Today, we talked about higher-order functions, which also are also called lambdas and commands. Initially, I presented the code for Reverse and Append from last lecture again. Then I added other things that you can do to the mix, such as generating a string representation, adding numbers or dividing them. The latter is important, because division is not commutative. I asked the students what is different between these operations and what is the same.

We came to realize that, depending on whether they use forward or backward accumulation, they all follow the same structure. In forward accumulation, they start with an initial value, perform some kind of operation with the initial value and the first of the list, then recur into the rest, using the result of the operation as initial value for the next level of recursion. In backward accumulation, they start with an initial value that is passed all the way to the end of the list. Then, for the empty list, that initial value is returned, and on the way out of the recursion, for each non-empty list, an operation is performed with the first of the list and the return value of the recursion that just finished, and the result is returned to the next level outward.

I then showed this in a more mathematical way, using a binary function f(x, y), and how forward accumulation yields f(f(f(f(i, l1), l2), l3), l4) for forward accumulation and f(l1, f(l2, f(l3, f(l4, i)))) for backward accumulation.

Unfortunately, I had written out our sample list from left to right, beginning with the empty list, as “empty-1-2-3”, instead of “1, 2, 3”, and that caused me to confuse fold left and fold right.

Another small problem occurred during the discussion of lambdas, the way we implement these different operations. The lecture notes provided code for an Add lambda. In fold left and fold right, the lambdas are binary; however, Add could process an arbitrary number of parameters. It would even add zero or one numbers. I wanted this to be exactly two — I should have previewed the lecture notes better, beyond the point of checking what code is there, but also precisely what it does. Fortunately, the Cons lambda was binary.

After we had discussed lambdas and worked out the code for FoldL and FoldR, we talked about how to do Reverse and Append using fold left and fold right, respectively.
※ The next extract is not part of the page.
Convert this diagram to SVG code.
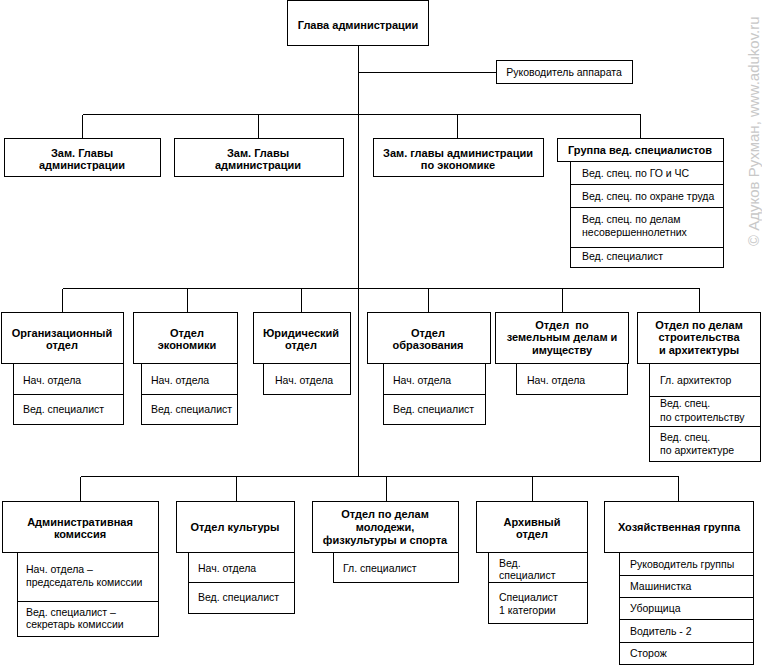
<svg xmlns="http://www.w3.org/2000/svg" width="762" height="666" viewBox="0 0 762 666">
<style>
.bx{fill:#fff;stroke:#000;stroke-width:1;shape-rendering:crispEdges}
.ln{fill:none;stroke:#000;stroke-width:1;shape-rendering:crispEdges}
text{font-family:"Liberation Sans",Arial,sans-serif;font-size:10.5px;fill:#000}
.b{font-weight:bold;font-size:11px;text-anchor:middle}
.c{text-anchor:middle}
.wm{font-size:15px;fill:#c8c8c8}
</style>
<rect width="762" height="666" fill="#fff"/>
<g id="connectors">
<path class="ln" d="M358.5 45V476.5M358.5 72.5H496.5"/>
<path class="ln" d="M82.5 114.5H640.5M82.5 114.5V138.5M258.5 114.5V138.5M457.5 114.5V138.5M640.5 114.5V138.5"/>
<path class="ln" d="M62.5 288.5H699.5M62.5 288.5V312.5M187.5 288.5V312.5M301.5 288.5V312.5M428.5 288.5V312.5M562.5 288.5V312.5M699.5 288.5V312.5"/>
<path class="ln" d="M80.5 476.5H678.5M80.5 476.5V501.5M236.5 476.5V501.5M386.5 476.5V501.5M532.5 476.5V501.5M678.5 476.5V501.5"/>
</g>
<g id="head"><rect class="bx" x="287.5" y="0.5" width="141" height="45"/><text class="b" x="358" y="29">Глава администрации</text></g>
<g id="ruk"><rect class="bx" x="496.5" y="60.5" width="136" height="23"/><text class="c" x="564" y="76">Руководитель аппарата</text></g>
<g id="zam1"><rect class="bx" x="4.5" y="138.5" width="156" height="38"/><text class="b" x="82" y="157">Зам. Главы</text><text class="b" x="82" y="169">администрации</text></g>
<g id="zam2"><rect class="bx" x="174.5" y="138.5" width="169" height="38"/><text class="b" x="258" y="157">Зам. Главы</text><text class="b" x="258" y="169">администрации</text></g>
<g id="zam3"><rect class="bx" x="373.5" y="138.5" width="170" height="38"/><text class="b" x="458" y="157">Зам. главы администрации</text><text class="b" x="458" y="169">по экономике</text></g>
<g id="group">
<rect class="bx" x="557.5" y="138.5" width="166" height="23"/><text class="b" x="640" y="154">Группа вед. специалистов</text>
<rect class="bx" x="570.5" y="161.5" width="153" height="23"/><text x="582" y="177">Вед. спец. по ГО и ЧС</text>
<rect class="bx" x="570.5" y="184.5" width="153" height="23"/><text x="582" y="200">Вед. спец. по охране труда</text>
<rect class="bx" x="570.5" y="207.5" width="153" height="40"/><text x="582" y="223">Вед. спец. по делам</text><text x="582" y="236">несовершеннолетних</text>
<rect class="bx" x="570.5" y="247.5" width="153" height="20"/><text x="582" y="260">Вед. специалист</text>
</g>
<g id="org">
<rect class="bx" x="1.5" y="312.5" width="122" height="51"/><text class="b" x="62" y="337">Организационный</text><text class="b" x="62" y="349">отдел</text>
<rect class="bx" x="13.5" y="363.5" width="110" height="31"/><text x="23" y="384">Нач. отдела</text>
<rect class="bx" x="13.5" y="394.5" width="110" height="30"/><text x="23" y="413">Вед. специалист</text>
</g>
<g id="econ">
<rect class="bx" x="133.5" y="312.5" width="104" height="51"/><text class="b" x="187" y="337">Отдел</text><text class="b" x="187" y="349">экономики</text>
<rect class="bx" x="141.5" y="363.5" width="96" height="31"/><text x="151" y="384">Нач. отдела</text>
<rect class="bx" x="141.5" y="394.5" width="96" height="30"/><text x="151" y="413">Вед. специалист</text>
</g>
<g id="jur">
<rect class="bx" x="253.5" y="312.5" width="97" height="51"/><text class="b" x="301" y="337">Юридический</text><text class="b" x="301" y="349">отдел</text>
<rect class="bx" x="263.5" y="363.5" width="87" height="31"/><text x="275" y="384">Нач. отдела</text>
</g>
<g id="obr">
<rect class="bx" x="367.5" y="312.5" width="123" height="51"/><text class="b" x="428" y="337">Отдел</text><text class="b" x="428" y="349">образования</text>
<rect class="bx" x="383.5" y="363.5" width="102" height="31"/><text x="393" y="384">Нач. отдела</text>
<rect class="bx" x="383.5" y="394.5" width="102" height="30"/><text x="393" y="413">Вед. специалист</text>
</g>
<g id="zem">
<rect class="bx" x="495.5" y="312.5" width="133" height="51"/><text class="b" x="562" y="329" xml:space="preserve">Отдел  по</text><text class="b" x="562" y="341">земельным делам и</text><text class="b" x="562" y="354">имуществу</text>
<rect class="bx" x="516.5" y="363.5" width="111" height="31"/><text x="527" y="384">Нач. отдела</text>
</g>
<g id="str">
<rect class="bx" x="637.5" y="312.5" width="123" height="51"/><text class="b" x="699" y="329">Отдел по делам</text><text class="b" x="699" y="341">строительства</text><text class="b" x="699" y="354">и архитектуры</text>
<rect class="bx" x="649.5" y="363.5" width="111" height="33"/><text x="660" y="384">Гл. архитектор</text>
<rect class="bx" x="649.5" y="396.5" width="111" height="30"/><text x="660" y="407">Вед. спец.</text><text x="660" y="421">по строительству</text>
<rect class="bx" x="649.5" y="426.5" width="111" height="35"/><text x="660" y="441">Вед. спец.</text><text x="660" y="454">по архитектуре</text>
</g>
<g id="adm">
<rect class="bx" x="2.5" y="501.5" width="156" height="51"/><text class="b" x="80" y="526">Административная</text><text class="b" x="80" y="538">комиссия</text>
<rect class="bx" x="17.5" y="552.5" width="141" height="49"/><text x="26" y="573">Нач. отдела –</text><text x="26" y="586">председатель комиссии</text>
<rect class="bx" x="17.5" y="601.5" width="141" height="35"/><text x="26" y="616">Вед. специалист –</text><text x="26" y="628">секретарь комиссии</text>
</g>
<g id="cult">
<rect class="bx" x="176.5" y="501.5" width="118" height="51"/><text class="b" x="235" y="531">Отдел культуры</text>
<rect class="bx" x="188.5" y="552.5" width="106" height="30"/><text x="198" y="572">Нач. отдела</text>
<rect class="bx" x="188.5" y="582.5" width="106" height="31"/><text x="198" y="601">Вед. специалист</text>
</g>
<g id="mol">
<rect class="bx" x="312.5" y="501.5" width="146" height="51"/><text class="b" x="385" y="518">Отдел по делам</text><text class="b" x="385" y="531">молодежи,</text><text class="b" x="385" y="544">физкультуры и спорта</text>
<rect class="bx" x="333.5" y="552.5" width="125" height="30"/><text x="343" y="572">Гл. специалист</text>
</g>
<g id="arch">
<rect class="bx" x="476.5" y="501.5" width="111" height="51"/><text class="b" x="532" y="526">Архивный</text><text class="b" x="532" y="538">отдел</text>
<rect class="bx" x="488.5" y="552.5" width="99" height="30"/><text x="499" y="567">Вед.</text><text x="499" y="579">специалист</text>
<rect class="bx" x="488.5" y="582.5" width="99" height="41"/><text x="499" y="601">Специалист</text><text x="499" y="614">1 категории</text>
</g>
<g id="hoz">
<rect class="bx" x="604.5" y="501.5" width="149" height="51"/><text class="b" x="679" y="531">Хозяйственная группа</text>
<rect class="bx" x="619.5" y="552.5" width="134" height="23"/><text x="630" y="568">Руководитель группы</text>
<rect class="bx" x="619.5" y="575.5" width="134" height="22"/><text x="630" y="590">Машинистка</text>
<rect class="bx" x="619.5" y="597.5" width="134" height="22"/><text x="630" y="612">Уборщица</text>
<rect class="bx" x="619.5" y="619.5" width="134" height="23"/><text x="630" y="635">Водитель - 2</text>
<rect class="bx" x="619.5" y="642.5" width="134" height="22"/><text x="630" y="657">Сторож</text>
</g>
<text class="wm" transform="translate(759 246) rotate(-90)">© Адуков Рухман, www.adukov.ru</text>
</svg>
We arrived at the interesting result that the operations for both algorithms are the same!

new ILambda() {
public Object apply(Object... params) {
return new NEList(params[0], ((IList)params[1]);
}
}

The two things that differ between Reverse and Append is that they fold in different directions, and that they use different initial values (empy list and the list to append, respectively).

I thought the material was interesting today, and my motivation and the general arc through the lecture was good, but it was marred by the two mistakes, mostly confusing fold left and fold right.